**CHALLENGE**
Records follow. Copy every line with "this".

**STORED ROWS**

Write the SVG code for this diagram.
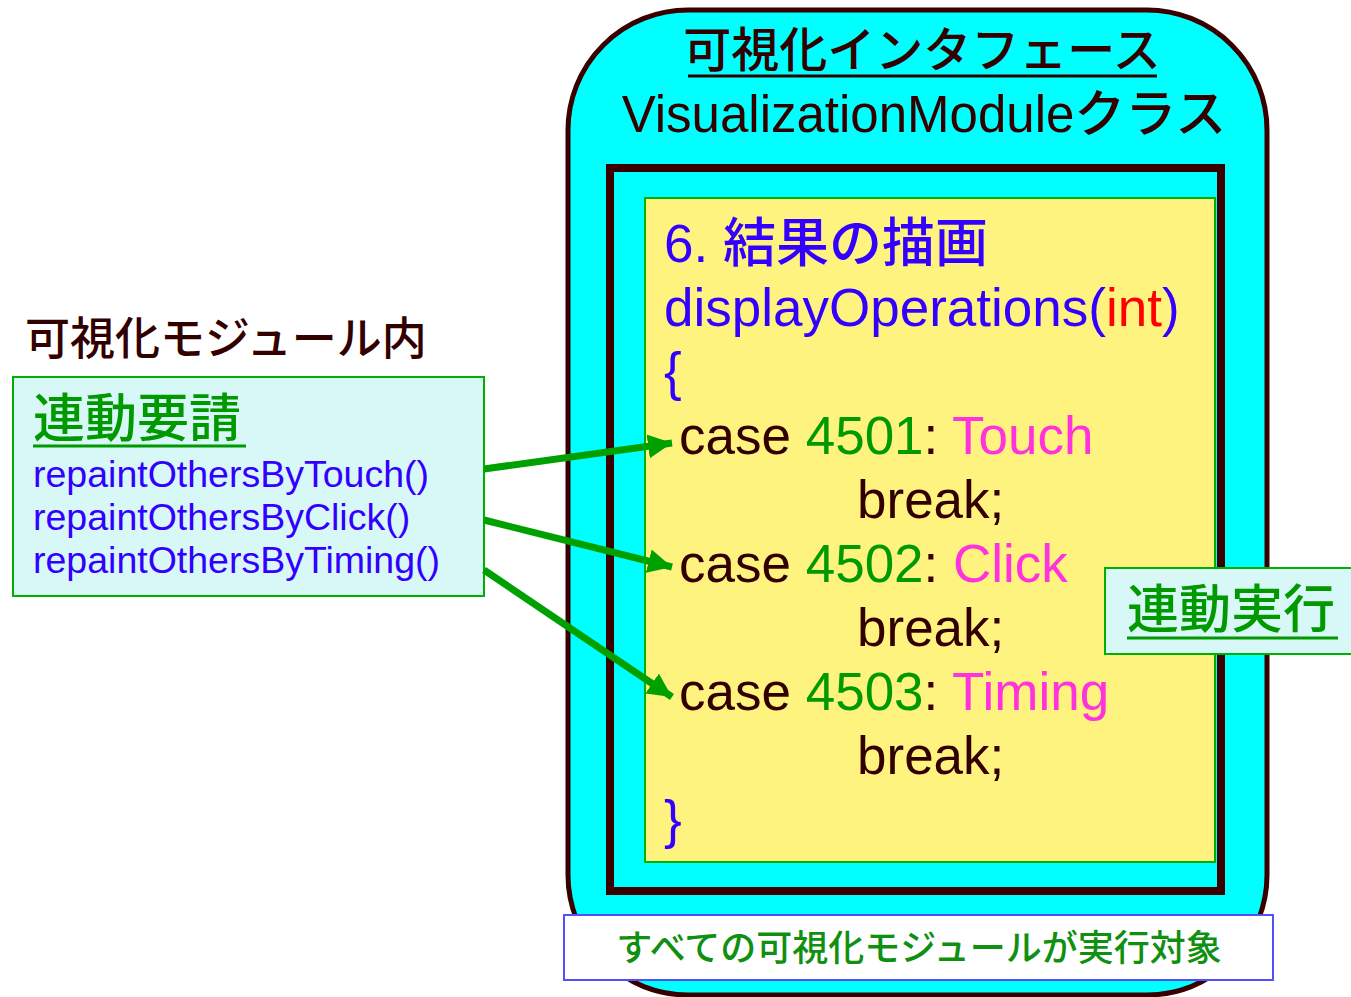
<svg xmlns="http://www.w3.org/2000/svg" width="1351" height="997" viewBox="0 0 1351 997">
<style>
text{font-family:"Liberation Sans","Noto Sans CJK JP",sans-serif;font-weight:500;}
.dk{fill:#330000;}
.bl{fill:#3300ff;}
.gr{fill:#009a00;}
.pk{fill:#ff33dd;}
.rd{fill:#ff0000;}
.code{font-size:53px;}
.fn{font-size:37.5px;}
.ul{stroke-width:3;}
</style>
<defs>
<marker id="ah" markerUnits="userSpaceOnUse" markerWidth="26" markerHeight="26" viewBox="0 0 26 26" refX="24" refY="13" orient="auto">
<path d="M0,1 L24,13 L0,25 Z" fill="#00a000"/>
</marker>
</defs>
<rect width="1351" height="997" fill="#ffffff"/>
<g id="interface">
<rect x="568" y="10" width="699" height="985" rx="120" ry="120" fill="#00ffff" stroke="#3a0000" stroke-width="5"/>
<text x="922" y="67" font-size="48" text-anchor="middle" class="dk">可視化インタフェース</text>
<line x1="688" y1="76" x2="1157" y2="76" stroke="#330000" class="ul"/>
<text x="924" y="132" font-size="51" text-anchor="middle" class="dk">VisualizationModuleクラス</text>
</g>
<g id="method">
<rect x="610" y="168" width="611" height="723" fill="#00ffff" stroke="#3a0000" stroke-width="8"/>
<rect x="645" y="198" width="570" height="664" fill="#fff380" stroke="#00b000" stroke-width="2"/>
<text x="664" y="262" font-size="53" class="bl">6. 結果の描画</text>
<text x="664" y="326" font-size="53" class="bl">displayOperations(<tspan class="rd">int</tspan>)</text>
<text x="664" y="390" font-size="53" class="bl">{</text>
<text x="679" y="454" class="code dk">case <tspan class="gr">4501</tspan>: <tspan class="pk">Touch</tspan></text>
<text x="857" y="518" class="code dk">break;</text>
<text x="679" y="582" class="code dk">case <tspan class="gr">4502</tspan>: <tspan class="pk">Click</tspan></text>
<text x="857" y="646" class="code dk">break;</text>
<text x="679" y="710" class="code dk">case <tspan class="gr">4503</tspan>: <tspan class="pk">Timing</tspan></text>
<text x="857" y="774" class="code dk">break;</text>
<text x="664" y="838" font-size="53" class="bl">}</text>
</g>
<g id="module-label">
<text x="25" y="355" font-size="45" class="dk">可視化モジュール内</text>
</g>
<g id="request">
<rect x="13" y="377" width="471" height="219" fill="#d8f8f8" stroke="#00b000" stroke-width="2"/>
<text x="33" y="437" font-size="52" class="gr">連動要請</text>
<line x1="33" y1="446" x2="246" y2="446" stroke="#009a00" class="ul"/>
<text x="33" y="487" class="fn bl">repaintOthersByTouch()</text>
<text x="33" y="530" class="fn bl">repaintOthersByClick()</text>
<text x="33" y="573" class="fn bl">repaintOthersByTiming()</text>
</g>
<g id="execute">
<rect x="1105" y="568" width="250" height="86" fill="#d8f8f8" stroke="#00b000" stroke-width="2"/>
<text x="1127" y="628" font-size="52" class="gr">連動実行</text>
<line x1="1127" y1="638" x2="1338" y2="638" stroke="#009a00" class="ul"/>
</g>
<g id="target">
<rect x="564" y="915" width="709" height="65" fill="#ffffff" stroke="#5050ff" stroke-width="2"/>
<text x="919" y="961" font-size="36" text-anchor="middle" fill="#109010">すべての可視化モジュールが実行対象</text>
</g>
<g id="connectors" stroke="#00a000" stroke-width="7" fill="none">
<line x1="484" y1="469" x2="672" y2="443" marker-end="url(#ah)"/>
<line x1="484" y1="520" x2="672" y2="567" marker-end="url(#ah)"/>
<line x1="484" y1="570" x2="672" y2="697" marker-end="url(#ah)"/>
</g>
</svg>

...

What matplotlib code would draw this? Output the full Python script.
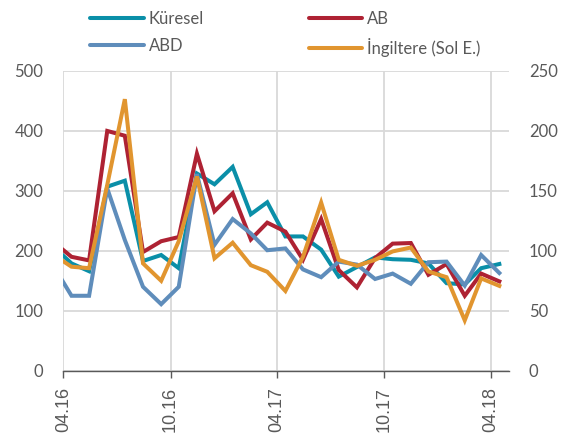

**EXERCISE RESPONSE**
Write the SVG code for this diagram.
What matplotlib code would draw this? Output the full Python script.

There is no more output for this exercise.